Здесь ясно указано на двойное контрактное обязательство: князья, включая Боэмунда, вплоть до сего времени соблюдали обязательства; Алексей же нарушил свое слово, не придя на помощь крестоносцам. Таким образом, они сочли себя свободными от своей клятвы.
Все ли крестоносцы к тому времени без колебаний придерживались такого мнения? В этом можно усомниться. В изложении Альберта Ахенского действительно есть намек на беглецов из Антиохии, которые склонили Алексея к тому, чтобы пойти назад. Могли ли крестоносцы в тот момент знать об этом? Маловероятно, вопреки тому, что утверждает Вильгельм Тирский [481] . Возможно, Альберт Ахенский предвосхитил события, придав посланию предводителей более радикальную форму, какую оно примет позднее, когда окажется, что Алексей действительно не явился получить Антиохию. В более подробном описании Вильгельма Тирского, возможно, лучше отражены сомнения, на тот момент еще владевшие некоторыми князьями. По его словам, речь шла только об одной угрозе: посольству было поручено поторопить Алексея с его обещанием прийти на помощь крестоносцам; в противном случае они не станут выполнять свои обязательства [482] .
481
Guillaume de Tyr, VI, c. 123. P. 256: «Rumor interea de recessu imperatoris multorum relationibus urbem repleverat».
482
Вильгельм Тирский (Guillaume de Tyr, VII, c. 1; p. 277) даже уточняет — «прийти лично»: «eis auxilium in propria persona non differat ministrare»; обещание, как мы видели, сомнительное.
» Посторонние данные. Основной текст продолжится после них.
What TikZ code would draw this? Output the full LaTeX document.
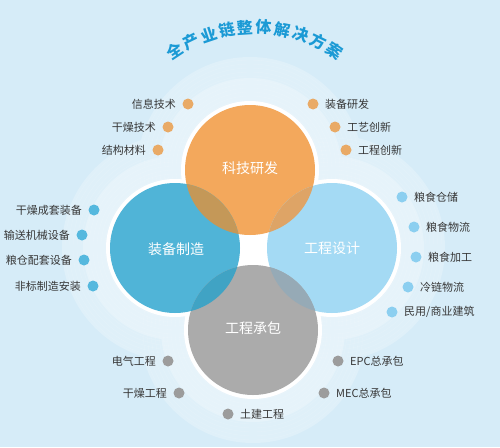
\documentclass[tikz,border=0pt]{standalone}
\usepackage{fontspec}
\setmainfont{Noto Sans CJK SC}
\newfontfamily\cjk{Noto Sans CJK SC}
\definecolor{bgC}{RGB}{214,236,248}
\definecolor{orC}{RGB}{243,168,92}
\definecolor{blC}{RGB}{80,180,215}
\definecolor{lbC}{RGB}{164,218,244}
\definecolor{grC}{RGB}{171,171,171}
\definecolor{obC}{RGB}{196,152,88}
\definecolor{olC}{RGB}{222,164,102}
\definecolor{bgrC}{RGB}{64,163,196}
\definecolor{lgC}{RGB}{150,170,182}
\definecolor{titleC}{RGB}{27,154,213}
\definecolor{labC}{RGB}{55,55,55}
\definecolor{dotO}{RGB}{233,170,102}
\definecolor{dotB}{RGB}{85,184,222}
\definecolor{dotL}{RGB}{140,207,240}
\definecolor{dotG}{RGB}{156,156,156}
\tikzset{
  dotmark/.style={circle, inner sep=0pt, minimum size=11pt},
  lab/.style={inner sep=0pt, text=labC, font=\cjk\fontsize{11}{11}\selectfont},
  labL/.style={lab, anchor=east},
  labR/.style={lab, anchor=west},
  circtext/.style={inner sep=0pt, text=white, font=\cjk\fontsize{14}{14}\selectfont},
  titlechar/.style={inner sep=0pt, text=titleC, font=\cjk\bfseries\fontsize{16}{16}\selectfont}
}
\begin{document}
\begin{tikzpicture}[x=1pt,y=-1pt]
\useasboundingbox (0,0) rectangle (500,447);
\fill[bgC] (0,0) rectangle (500,447);
\coordinate (O) at (250,170);
\coordinate (B) at (175,248);
\coordinate (L) at (332,248);
\coordinate (G) at (253,330);
% halos
\fill[white, opacity=0.22] (O) circle (113) (B) circle (113) (L) circle (113) (G) circle (113);
\fill[white, opacity=0.22] (O) circle (92) (B) circle (92) (L) circle (92) (G) circle (92);
\foreach \r in {70,74,...,112}{
  \draw[white, opacity=0.18, line width=0.3pt] (O) circle (\r) (B) circle (\r) (L) circle (\r) (G) circle (\r);
}
% white rings
\fill[white] (O) circle (69) (B) circle (69) (L) circle (69) (G) circle (69);
\fill[white] (235,230) rectangle (270,268);
% main circles
\fill[orC] (O) circle (65);
\fill[blC] (B) circle (65);
\fill[lbC] (L) circle (65);
\fill[grC] (G) circle (65);
% overlaps
\begin{scope}\clip (O) circle (65); \fill[obC] (B) circle (65); \fill[olC] (L) circle (65);\end{scope}
\begin{scope}\clip (G) circle (65); \fill[bgrC] (B) circle (65); \fill[lgC] (L) circle (65);\end{scope}
% circle texts
\node[circtext] (tO) at (250,168) {科技研发};
\node[circtext] (tB) at (176,249) {装备制造};
\node[circtext] (tL) at (332,248) {工程设计};
\node[circtext] (tG) at (253,328) {工程承包};
% orange items
\node[dotmark, fill=dotO] (o1) at (188,104) {};
\node[labL] (lo1) at (176,104) {信息技术};
\node[dotmark, fill=dotO] (o2) at (168,127) {};
\node[labL] (lo2) at (156,127) {干燥技术};
\node[dotmark, fill=dotO] (o3) at (158,150) {};
\node[labL] (lo3) at (146,150) {结构材料};
\node[dotmark, fill=dotO] (o4) at (313,104) {};
\node[labR] (lo4) at (325,104) {装备研发};
\node[dotmark, fill=dotO] (o5) at (335,127) {};
\node[labR] (lo5) at (347,127) {工艺创新};
\node[dotmark, fill=dotO] (o6) at (346,150) {};
\node[labR] (lo6) at (358,150) {工程创新};
% blue items
\node[dotmark, fill=dotB] (b1) at (94,210) {};
\node[labL] (lb1) at (82,210) {干燥成套装备};
\node[dotmark, fill=dotB] (b2) at (82,235) {};
\node[labL] (lb2) at (70,235) {输送机械设备};
\node[dotmark, fill=dotB] (b3) at (84,260) {};
\node[labL] (lb3) at (72,260) {粮仓配套设备};
\node[dotmark, fill=dotB] (b4) at (93,286) {};
\node[labL] (lb4) at (81,286) {非标制造安装};
% light blue items
\node[dotmark, fill=dotL] (l1) at (402,197) {};
\node[labR] (ll1) at (414,197) {粮食仓储};
\node[dotmark, fill=dotL] (l2) at (414,227) {};
\node[labR] (ll2) at (426,227) {粮食物流};
\node[dotmark, fill=dotL] (l3) at (416,257) {};
\node[labR] (ll3) at (428,257) {粮食加工};
\node[dotmark, fill=dotL] (l4) at (408,287) {};
\node[labR] (ll4) at (420,287) {冷链物流};
\node[dotmark, fill=dotL] (l5) at (392,312) {};
\node[labR] (ll5) at (404,312) {民用/商业建筑};
% gray items
\node[dotmark, fill=dotG] (g1) at (168,361) {};
\node[labL] (lg1) at (156,361) {电气工程};
\node[dotmark, fill=dotG] (g2) at (179,393) {};
\node[labL] (lg2) at (167,393) {干燥工程};
\node[dotmark, fill=dotG] (g3) at (228,414) {};
\node[labR] (lg3) at (240,414) {土建工程};
\node[dotmark, fill=dotG] (g4) at (338,361) {};
\node[labR] (lg4) at (350,361) {EPC总承包};
\node[dotmark, fill=dotG] (g5) at (324,393) {};
\node[labR] (lg5) at (336,393) {MEC总承包};
% title on arc
\foreach \c [count=\i from 0] in {全,产,业,链,整,体,解,决,方,案}{
  \pgfmathsetmacro{\a}{123.5-\i*7.44}
  \node[titlechar, rotate=\a-90] (title\i) at ({255+145*cos(\a)},{172-145*sin(\a)}) {\c};
}
\end{tikzpicture}
\end{document}
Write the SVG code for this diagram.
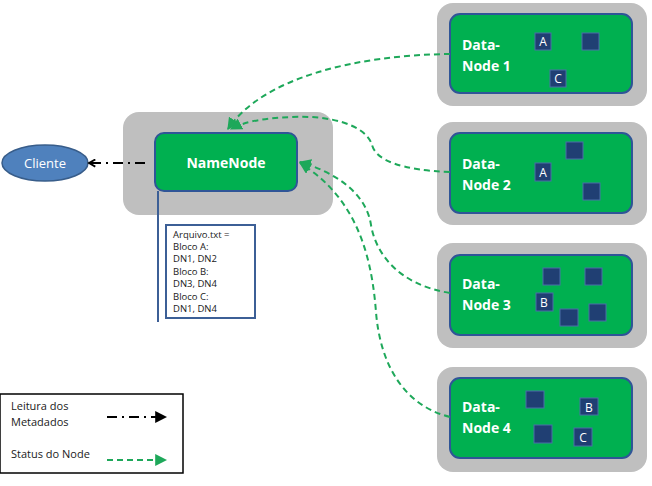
<svg xmlns="http://www.w3.org/2000/svg" width="652" height="486" viewBox="0 0 652 486">
<defs>
<style>
.outer{fill:#bfbfbf;}
.inner{fill:#00b050;stroke:#2f5597;stroke-width:2;}
.lbl{font-family:"Open Sans","Liberation Sans",sans-serif;font-weight:bold;fill:#ffffff;font-size:14px;}
.blk{fill:#203f73;stroke:#4a6fa8;stroke-width:1;}
.blt{font-family:"Open Sans","Liberation Sans",sans-serif;fill:#ffffff;font-size:12px;text-anchor:middle;}
.meta{font-family:"Open Sans","Liberation Sans",sans-serif;font-size:9.5px;fill:#1a1a1a;}
.leg{font-family:"Open Sans","Liberation Sans",sans-serif;font-size:11px;fill:#1a1a1a;}
.st{fill:none;stroke:#1ea85a;stroke-width:2;stroke-dasharray:6,4;}
.rd{fill:none;stroke:#000;stroke-width:2;stroke-dasharray:10,5,2,5;}
</style>
<marker id="ga" viewBox="0 0 10 10" refX="9" refY="5" markerWidth="6" markerHeight="6" orient="auto" markerUnits="strokeWidth">
<path d="M0,0 L10,5 L0,10 z" fill="#1ea85a"/>
</marker>
<marker id="bc" viewBox="0 0 10 10" refX="8" refY="5" markerWidth="4.5" markerHeight="4.5" orient="auto" markerUnits="strokeWidth">
<path d="M1,1 L8,5 L1,9" fill="none" stroke="#000" stroke-width="2"/>
</marker>
<marker id="bf" viewBox="0 0 10 10" refX="9" refY="5" markerWidth="6" markerHeight="6" orient="auto" markerUnits="strokeWidth">
<path d="M0,0 L10,5 L0,10 z" fill="#000"/>
</marker>
</defs>
<rect width="652" height="486" fill="#ffffff"/>

<g id="cliente">
<ellipse cx="45" cy="163" rx="43" ry="18" fill="#4f81bd" stroke="#385d8a" stroke-width="1.5"/>
<text x="45" y="168" font-family="Open Sans,Liberation Sans,sans-serif" font-size="13" fill="#ffffff" text-anchor="middle">Cliente</text>
</g>

<g id="namenode">
<rect class="outer" x="123" y="112" width="210" height="103" rx="16"/>
<rect class="inner" x="155" y="133" width="142" height="58" rx="9"/>
<text class="lbl" x="226" y="168" text-anchor="middle" font-size="15">NameNode</text>
</g>

<g id="metadata">
<rect x="166" y="225" width="89" height="93" fill="#ffffff" stroke="#3c5f96" stroke-width="2"/>
<text class="meta" x="173" y="238">Arquivo.txt =</text>
<text class="meta" x="173" y="250">Bloco A:</text>
<text class="meta" x="173" y="262">DN1, DN2</text>
<text class="meta" x="173" y="275">Bloco B:</text>
<text class="meta" x="173" y="287">DN3, DN4</text>
<text class="meta" x="173" y="300">Bloco C:</text>
<text class="meta" x="173" y="312">DN1, DN4</text>
</g>

<g id="datanode1">
<rect class="outer" x="437" y="3" width="210" height="103" rx="16"/>
<rect class="inner" x="450" y="14" width="182" height="79" rx="10"/>
<text class="lbl" x="462" y="50">Data-</text>
<text class="lbl" x="462" y="71">Node 1</text>
<rect class="blk" x="535" y="33" width="16" height="17"/>
<text class="blt" x="543" y="46">A</text>
<rect class="blk" x="582" y="33" width="17" height="17"/>
<rect class="blk" x="550" y="70" width="16" height="17"/>
<text class="blt" x="558" y="83">C</text>
</g>

<g id="datanode2">
<rect class="outer" x="437" y="122" width="210" height="103" rx="16"/>
<rect class="inner" x="450" y="133" width="182" height="80" rx="10"/>
<text class="lbl" x="462" y="169">Data-</text>
<text class="lbl" x="462" y="190">Node 2</text>
<rect class="blk" x="535" y="163" width="16" height="18"/>
<text class="blt" x="543" y="177">A</text>
<rect class="blk" x="566" y="142" width="17" height="17"/>
<rect class="blk" x="583" y="183" width="17" height="17"/>
</g>

<g id="datanode3">
<rect class="outer" x="437" y="243" width="210" height="105" rx="16"/>
<rect class="inner" x="450" y="255" width="182" height="80" rx="10"/>
<text class="lbl" x="462" y="289">Data-</text>
<text class="lbl" x="462" y="310">Node 3</text>
<rect class="blk" x="543" y="268" width="17" height="17"/>
<rect class="blk" x="585" y="268" width="17" height="17"/>
<rect class="blk" x="536" y="293" width="17" height="18"/>
<text class="blt" x="544" y="307">B</text>
<rect class="blk" x="560" y="309" width="18" height="17"/>
<rect class="blk" x="589" y="304" width="17" height="17"/>
</g>

<g id="datanode4">
<rect class="outer" x="437" y="367" width="210" height="105" rx="16"/>
<rect class="inner" x="450" y="378" width="182" height="80" rx="10"/>
<text class="lbl" x="462" y="412">Data-</text>
<text class="lbl" x="462" y="433">Node 4</text>
<rect class="blk" x="526" y="391" width="18" height="17"/>
<rect class="blk" x="580" y="398" width="18" height="17"/>
<text class="blt" x="589" y="412">B</text>
<rect class="blk" x="534" y="425" width="18" height="18"/>
<rect class="blk" x="574" y="428" width="18" height="18"/>
<text class="blt" x="583" y="442">C</text>
</g>

<g id="connectors">
<path class="st" d="M450,54 C355,55 262,78 228,129" marker-end="url(#ga)"/>
<path class="st" d="M450,172 C400,170 376,160 372,145 C366,125 330,115 292,117 C262,118 244,122 231,129" marker-end="url(#ga)"/>
<path class="st" d="M450,293 C400,285 376,255 371,225 C366,192 334,172 300,162" marker-end="url(#ga)"/>
<path class="st" d="M450,417 C402,405 380,362 376,312 C372,262 360,200 300,163" marker-end="url(#ga)"/>
<path class="rd" d="M145,163 L89,163" marker-end="url(#bc)"/>
<line x1="158" y1="191" x2="158" y2="322" stroke="#3c5f96" stroke-width="2"/>
</g>

<g id="legend">
<rect x="0" y="394" width="183" height="79" fill="#ffffff" stroke="#000" stroke-width="1.5"/>
<text class="leg" x="11" y="410">Leitura dos</text>
<text class="leg" x="11" y="426">Metadados</text>
<text class="leg" x="11" y="458">Status do Node</text>
<path class="rd" d="M107,417 L166,417" marker-end="url(#bf)" stroke-dasharray="8,4,2,4"/>
<path class="st" d="M107,460 L166,460" marker-end="url(#ga)" stroke-dasharray="5,3"/>
</g>
</svg>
Однако, с другой стороны, у армии во всей ее совокупности уже сложилось мнение, к которому мало-помалу присоединились и князья: для простых крестоносцев Алексей был поистине трусом и изменником, нарушившим все свои клятвы; более благосклонно они относились к Боэмунду, с еще большим почтением — к Танкреду. Поскольку Гуго де Вермандуа из своего посольства не вернулся, а Алексей не спешил появляться, такое мнение лишь крепло в рядах воинства. Письмо, врученное послам, вероятно, было менее резким — следовательно, менее выгодным для положения Боэмунда. Возможно, поэтому Тудебод о нем умалчивает, а норманнский Аноним столь лаконичен.